Return only the lines from the top of the material through the line marked by "import plotly.graph_objects as go", unaltered.

Supplied information —
....................

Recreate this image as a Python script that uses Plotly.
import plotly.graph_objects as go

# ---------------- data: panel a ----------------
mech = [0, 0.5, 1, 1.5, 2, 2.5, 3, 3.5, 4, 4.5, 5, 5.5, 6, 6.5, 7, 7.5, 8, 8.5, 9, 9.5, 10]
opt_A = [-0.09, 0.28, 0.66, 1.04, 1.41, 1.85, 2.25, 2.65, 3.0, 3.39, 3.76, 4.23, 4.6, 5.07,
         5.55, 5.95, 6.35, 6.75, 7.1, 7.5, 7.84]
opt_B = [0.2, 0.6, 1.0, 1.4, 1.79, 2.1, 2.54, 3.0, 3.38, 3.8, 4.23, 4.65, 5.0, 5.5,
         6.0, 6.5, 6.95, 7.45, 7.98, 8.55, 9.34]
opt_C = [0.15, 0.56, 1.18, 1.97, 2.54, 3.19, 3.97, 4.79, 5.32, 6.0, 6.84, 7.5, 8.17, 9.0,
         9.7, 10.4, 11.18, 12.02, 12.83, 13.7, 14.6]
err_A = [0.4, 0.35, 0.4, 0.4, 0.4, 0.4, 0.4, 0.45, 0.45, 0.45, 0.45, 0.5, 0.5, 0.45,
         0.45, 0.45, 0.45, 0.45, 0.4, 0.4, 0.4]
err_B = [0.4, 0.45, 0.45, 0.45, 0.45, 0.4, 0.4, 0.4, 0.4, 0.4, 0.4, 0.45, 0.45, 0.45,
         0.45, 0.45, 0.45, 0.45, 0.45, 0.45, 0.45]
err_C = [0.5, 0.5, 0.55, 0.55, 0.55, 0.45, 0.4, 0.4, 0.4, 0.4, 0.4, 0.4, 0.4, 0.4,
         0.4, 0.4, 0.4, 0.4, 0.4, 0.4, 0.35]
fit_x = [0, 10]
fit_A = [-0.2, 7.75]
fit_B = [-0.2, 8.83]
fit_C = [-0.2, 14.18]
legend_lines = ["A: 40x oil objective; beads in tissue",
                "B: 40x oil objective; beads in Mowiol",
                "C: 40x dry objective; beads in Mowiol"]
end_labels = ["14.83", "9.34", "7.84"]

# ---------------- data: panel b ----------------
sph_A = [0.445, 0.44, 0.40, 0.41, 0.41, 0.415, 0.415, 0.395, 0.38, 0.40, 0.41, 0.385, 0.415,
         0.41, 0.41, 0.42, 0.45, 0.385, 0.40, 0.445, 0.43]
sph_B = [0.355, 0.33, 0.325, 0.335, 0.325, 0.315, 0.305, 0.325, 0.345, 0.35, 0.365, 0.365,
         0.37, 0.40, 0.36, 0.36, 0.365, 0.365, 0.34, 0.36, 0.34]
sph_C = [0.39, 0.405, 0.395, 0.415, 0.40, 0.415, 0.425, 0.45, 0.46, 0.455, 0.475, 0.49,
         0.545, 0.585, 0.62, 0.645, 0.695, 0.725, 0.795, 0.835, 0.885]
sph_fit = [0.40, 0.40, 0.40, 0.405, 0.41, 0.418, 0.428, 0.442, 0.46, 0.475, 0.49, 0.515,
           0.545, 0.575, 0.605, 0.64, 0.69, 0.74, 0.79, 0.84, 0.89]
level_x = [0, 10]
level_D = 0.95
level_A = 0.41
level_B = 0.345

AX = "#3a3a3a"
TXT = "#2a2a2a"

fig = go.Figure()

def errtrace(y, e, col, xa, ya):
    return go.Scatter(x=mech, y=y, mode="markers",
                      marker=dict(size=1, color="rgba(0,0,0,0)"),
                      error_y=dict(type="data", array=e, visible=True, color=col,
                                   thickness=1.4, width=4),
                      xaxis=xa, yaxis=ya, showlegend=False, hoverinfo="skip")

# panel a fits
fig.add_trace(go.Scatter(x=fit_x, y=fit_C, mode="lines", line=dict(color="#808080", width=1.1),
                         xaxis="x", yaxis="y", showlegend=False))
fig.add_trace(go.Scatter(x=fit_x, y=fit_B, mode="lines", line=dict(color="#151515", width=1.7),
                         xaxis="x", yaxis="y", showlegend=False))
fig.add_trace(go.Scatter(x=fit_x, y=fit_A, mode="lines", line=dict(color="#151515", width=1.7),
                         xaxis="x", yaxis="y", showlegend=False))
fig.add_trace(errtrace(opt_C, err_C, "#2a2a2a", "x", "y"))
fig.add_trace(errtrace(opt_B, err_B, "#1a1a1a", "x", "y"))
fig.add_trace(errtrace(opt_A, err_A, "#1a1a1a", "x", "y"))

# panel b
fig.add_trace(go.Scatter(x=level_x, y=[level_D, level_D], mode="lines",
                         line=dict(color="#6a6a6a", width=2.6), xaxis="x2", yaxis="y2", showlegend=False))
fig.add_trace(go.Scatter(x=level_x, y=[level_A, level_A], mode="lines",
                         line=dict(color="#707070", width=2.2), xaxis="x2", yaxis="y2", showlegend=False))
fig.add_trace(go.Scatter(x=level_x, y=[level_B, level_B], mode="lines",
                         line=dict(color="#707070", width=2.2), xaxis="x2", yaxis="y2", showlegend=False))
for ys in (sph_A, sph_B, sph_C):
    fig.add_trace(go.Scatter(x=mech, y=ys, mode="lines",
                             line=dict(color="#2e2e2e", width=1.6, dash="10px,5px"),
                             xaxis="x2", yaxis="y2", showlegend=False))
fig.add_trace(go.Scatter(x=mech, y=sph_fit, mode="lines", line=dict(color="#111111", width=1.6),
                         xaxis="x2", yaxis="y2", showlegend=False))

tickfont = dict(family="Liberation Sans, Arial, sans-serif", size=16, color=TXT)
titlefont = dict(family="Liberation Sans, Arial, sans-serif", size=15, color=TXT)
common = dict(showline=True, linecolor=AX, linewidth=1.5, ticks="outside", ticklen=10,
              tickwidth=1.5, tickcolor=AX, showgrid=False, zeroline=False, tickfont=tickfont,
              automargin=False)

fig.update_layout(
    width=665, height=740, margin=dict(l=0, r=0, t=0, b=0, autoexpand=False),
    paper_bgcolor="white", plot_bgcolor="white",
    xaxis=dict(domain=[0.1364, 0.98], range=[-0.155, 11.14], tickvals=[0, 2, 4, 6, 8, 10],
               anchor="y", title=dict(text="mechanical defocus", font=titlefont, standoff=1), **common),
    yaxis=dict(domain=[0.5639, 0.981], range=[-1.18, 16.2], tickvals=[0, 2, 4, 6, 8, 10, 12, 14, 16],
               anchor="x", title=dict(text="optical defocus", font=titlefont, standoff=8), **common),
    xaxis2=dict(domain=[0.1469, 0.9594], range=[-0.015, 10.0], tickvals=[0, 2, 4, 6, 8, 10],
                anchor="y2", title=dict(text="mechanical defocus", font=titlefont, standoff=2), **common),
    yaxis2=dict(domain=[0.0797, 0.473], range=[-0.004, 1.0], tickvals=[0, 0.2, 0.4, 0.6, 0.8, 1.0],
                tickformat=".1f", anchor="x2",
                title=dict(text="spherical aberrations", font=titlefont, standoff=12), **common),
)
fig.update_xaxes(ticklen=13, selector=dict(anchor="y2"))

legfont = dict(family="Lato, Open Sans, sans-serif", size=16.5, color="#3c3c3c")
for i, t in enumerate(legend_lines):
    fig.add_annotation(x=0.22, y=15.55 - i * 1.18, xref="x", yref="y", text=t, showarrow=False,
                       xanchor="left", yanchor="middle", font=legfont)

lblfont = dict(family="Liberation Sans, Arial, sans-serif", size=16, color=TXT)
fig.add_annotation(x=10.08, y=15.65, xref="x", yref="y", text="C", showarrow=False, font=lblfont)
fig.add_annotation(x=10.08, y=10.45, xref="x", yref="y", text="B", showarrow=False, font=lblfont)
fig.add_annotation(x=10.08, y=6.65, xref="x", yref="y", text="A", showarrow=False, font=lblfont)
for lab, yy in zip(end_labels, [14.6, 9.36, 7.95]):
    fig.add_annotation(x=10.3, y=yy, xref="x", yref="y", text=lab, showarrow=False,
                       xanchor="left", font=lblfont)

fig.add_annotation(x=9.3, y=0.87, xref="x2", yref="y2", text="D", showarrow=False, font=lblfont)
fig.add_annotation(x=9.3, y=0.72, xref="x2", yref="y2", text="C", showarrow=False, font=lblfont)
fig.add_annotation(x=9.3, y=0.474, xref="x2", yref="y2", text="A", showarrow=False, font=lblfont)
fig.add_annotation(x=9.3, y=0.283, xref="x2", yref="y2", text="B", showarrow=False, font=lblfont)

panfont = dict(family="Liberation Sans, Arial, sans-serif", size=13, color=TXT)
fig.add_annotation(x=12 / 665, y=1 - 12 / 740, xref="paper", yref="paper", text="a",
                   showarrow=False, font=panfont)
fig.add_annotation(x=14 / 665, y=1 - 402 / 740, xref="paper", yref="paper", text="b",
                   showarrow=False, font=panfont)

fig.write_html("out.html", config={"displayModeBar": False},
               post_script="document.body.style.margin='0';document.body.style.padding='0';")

....................

Answer for the task —
Recreate this image as a Python script that uses Plotly.
import plotly.graph_objects as go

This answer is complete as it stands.